Para a juíza Teresa Cristina Cabral Santana, conceder a medida é importante e necessário, mas em algumas situações não é suficiente. “Precisamos olhar para políticas públicas de enfrentamento, de prevenção, como casas de acolhimento”, afirma.

Ela acredita também que, por ser um problema complexo, é preciso outros caminhos para que o número de casos diminua. Mas deixar de procurar ajuda não deve ser uma opção.”O silêncio não é um caminho. Se a mulher não procura ajuda, a violência tende a continuar ou até piorar”, afirma Cabral, que é integrante da Coordenadoria Estadual da Mulher em Situação de Violência Doméstica e Familiar do Poder Judiciário do Estado de São Paulo (Comesp).

Como procurar ajuda

Se você está sofrendo violência doméstica ou conhece alguém que esteja passando por isso, pode ligar para o número 180, a Central de Atendimento à Mulher.

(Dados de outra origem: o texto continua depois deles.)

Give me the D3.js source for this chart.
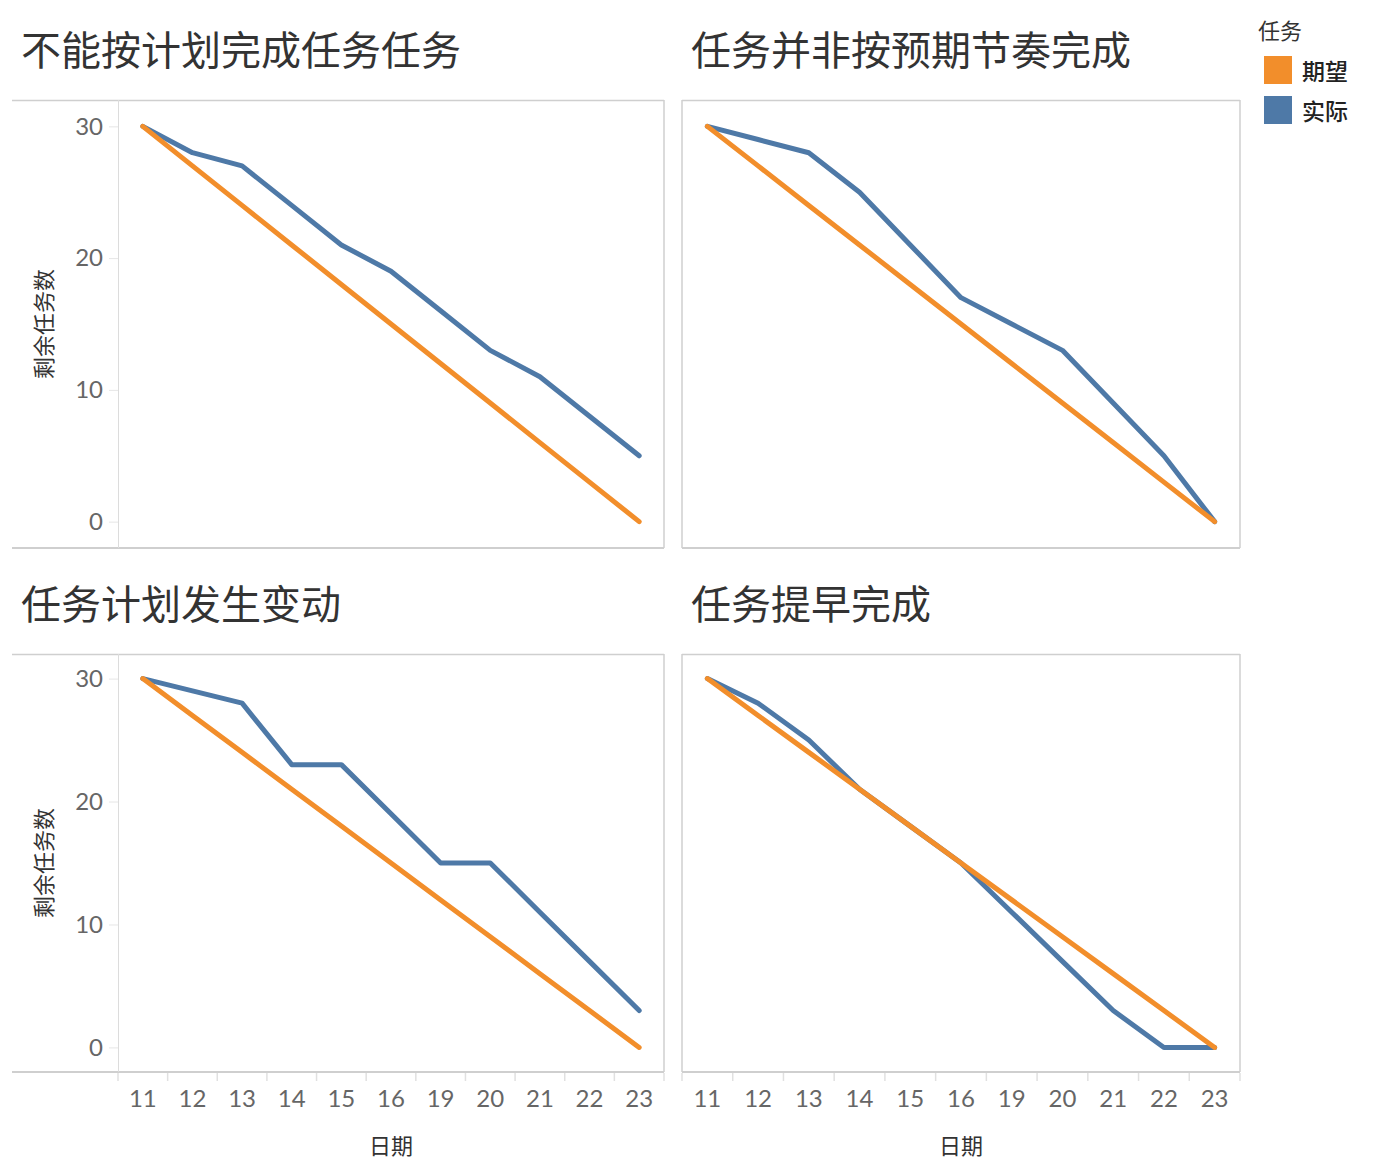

Funciona em todo o país e no exterior, 24 horas por dia. A ligação é gratuita. O serviço recebe denúncias, dá orientação de especialistas e faz encaminhamento para serviços de proteção e auxílio psicológico. O contato também pode ser feito pelo WhatsApp no número (61) 99656-5008.

Para denunciar, procure a delegacia próxima de sua casa ou então faça o boletim de ocorrência eletrônico, pela internet. O pedido de proteção é enviado imediatamente ao juiz, que tem até 48 horas para atender a solicitação. Em alguns casos, a medida é concedida pela própria autoridade policial.

Caso tenha receio de procurar uma delegacia, é possível procurar o CRAS (Centro de Referência de Assistência Social) da sua cidade. Em alguns deles, há núcleos específicos para identificar que tipo de ajuda a mulher agredida pelo marido precisa, psicológica ou financeira, por exemplo, e dar o encaminhamento necessário. Também é possível realizar denúncias de violência contra a mulher pelo aplicativo Direitos Humanos Brasil e na página da Ouvidoria Nacional de Diretos Humanos, do Ministério da Mulher, da Família e dos Direitos Humanos.